Back in 1999 the NRA-ILA posted a set of bullet points regarding “Saturday night specials”. One point is rather key:

A law against “Saturday Night Specials” would disproportionately affect poor citizens by reducing the availability of defensive handguns to low income Americans. (Gary Kleck, Targeting Guns, 1997.) The violent crime victimization rate is highest among people in households with annual incomes below $7,500. (Bureau of Justice Statistics, Criminal Victimization 1997, Changes 1996-97 with Trends 1993-97, Dec. 1998)

And the poverty rate is highest among blacks, meaning blacks would be affected at a far greater rate than whites. And in larger urban areas, the need for firearms for self defense is even more acute. Detroit’s police chief even openly advocated for it, knowing that public confidence in the police to actually respond when people dial 911 just isn’t there.

Yet anti-gun advocates, like the late Sarah and James Brady, have routinely said that firearms for home defense are unnecessary because… police. What they fail to forget is that the Courts have also routinely said that you are not entitled to police protection. Law enforcement is about enforcing laws, apprehending those who break them and providing evidence a prosecutor can use against the apprehended in Court. If they get there in time to stop a crime in progress, great. But that is not their job.
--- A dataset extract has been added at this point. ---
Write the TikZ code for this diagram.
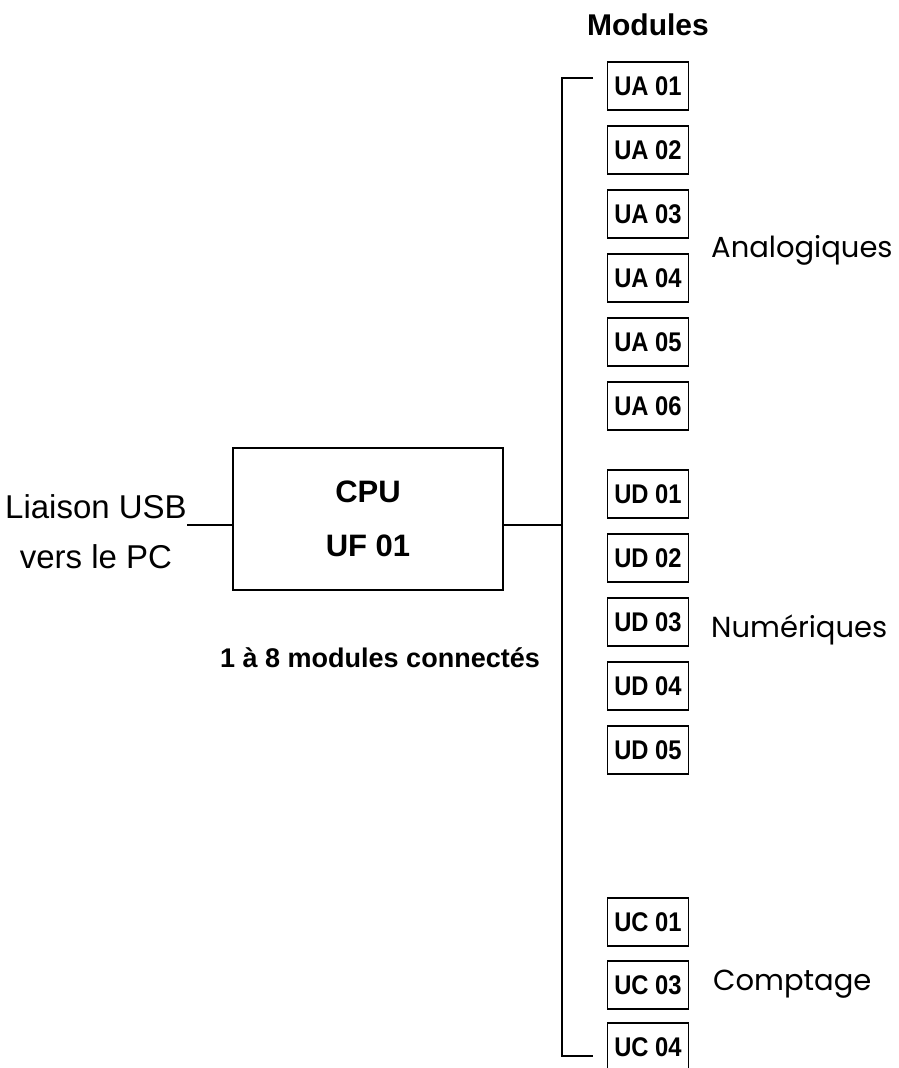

So who are the real racists: those who support gun rights, or those who target them?

What is even more sickening is the willingness to abrogate due process, especially when it comes to anti-gun advocates. After Tuscon, Aurora and Sandy Hook, many asked the same question: how did these “obviously” mentally ill people get their guns? What they probably realize behind the scenes is that the only way someone can be stripped of their right to a firearm is to first put them through the system. The Fifth and Fourteenth Amendments require this. Setting aside Adam Lanza, since he didn’t actually legally acquire the firearms he used, the only way Jared Loughner and James Holmes could’ve been blocked through an NICS background check is if they were first adjudicated through the system and their information provided to the NICS system.

Without the Court record, any attempt to block them from acquiring a firearm would’ve been a violation of the Second, Fifth, and Fourteenth Amendments. Suspecting a person should not be able to acquire a firearm is quite different from proving it, and the Constitution requires proving it.

And the fact that blacks are more likely to end up in the system also shows that blacks are very, very disproportionately targeted by gun laws. So who’s the real racist? In trying to answer that question, bear in mind that Otis McDonald, the lead plaintiff in the McDonald v. Chicago case at the Supreme Court, is also black.